Effective immediately:
•Key appointments — Directors of the Consumer Financial Protection Bureau and the Office of Financial Research, which will collect and monitor financial information.
•Resolution authority — Power to seize and dismantle large financial institutions should their imminent failure pose a danger to the economy.
•Shareholder access — The Securities and Exchange Commission to issue rules granting shareholders proxy access to nominate corporate directors.
Within three months:
•Financial Stability Oversight Council — A council of regulators to monitor the financial system for signs of emerging risks.
•Breakup power — The council and the Federal Reserve to require any severely troubled financial firm to sell some holdings should its failure pose a “grave threat” to the country’s financial stability.
Within six months:
•Executive compensation — Shareholders granted nonbinding vote on executive pay and retirement packages.
Within nine months:
•Mortgage risk — Sellers of mortgage-backed securities to keep at least 5% of the credit risk.
•Debit card fees — Fed rules to limit fees banks can charge businesses for debit card transactions.
Within one year:
•Consumer Financial Protection Bureau — Independent agency to issue and enforce rules regarding mortgages, credit cards and other consumer products.
•Office of Thrift Supervision — Agency regulating savings and loans to merge into the Office of the Comptroller of the Currency, which oversees national banks.
•Derivatives regulations — Previously unregulated complex securities to be traded on centralized exchanges.
•Office of Financial Research — New office to start analyzing data for signs of risk to the financial system.
Within 18 months:
•Proprietary trading ban — Rules to prohibit banks from using more than 3% of capital to trade for the firm’s benefit.

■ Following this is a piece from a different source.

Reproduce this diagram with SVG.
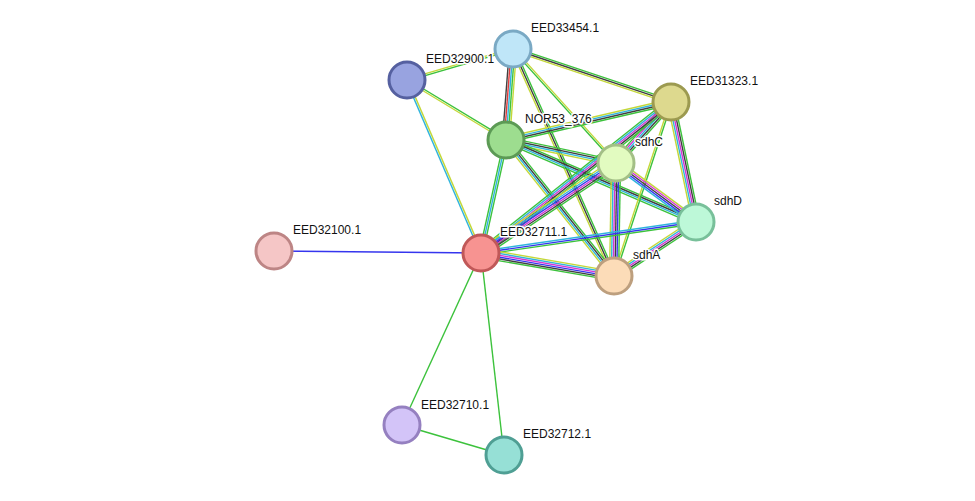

•Capital standards — Fed to issue stricter rules for required amounts of capital, liquidity and leverage by large, interconnected financial firms.
•Shutdown plans — Rules to require large financial institutions to file periodic plans to dissolve their operations should they go bankrupt or be seized.
Within two years:
•Mortgage disclosures — Simplified rules to combine overlapping disclosure forms for mortgages.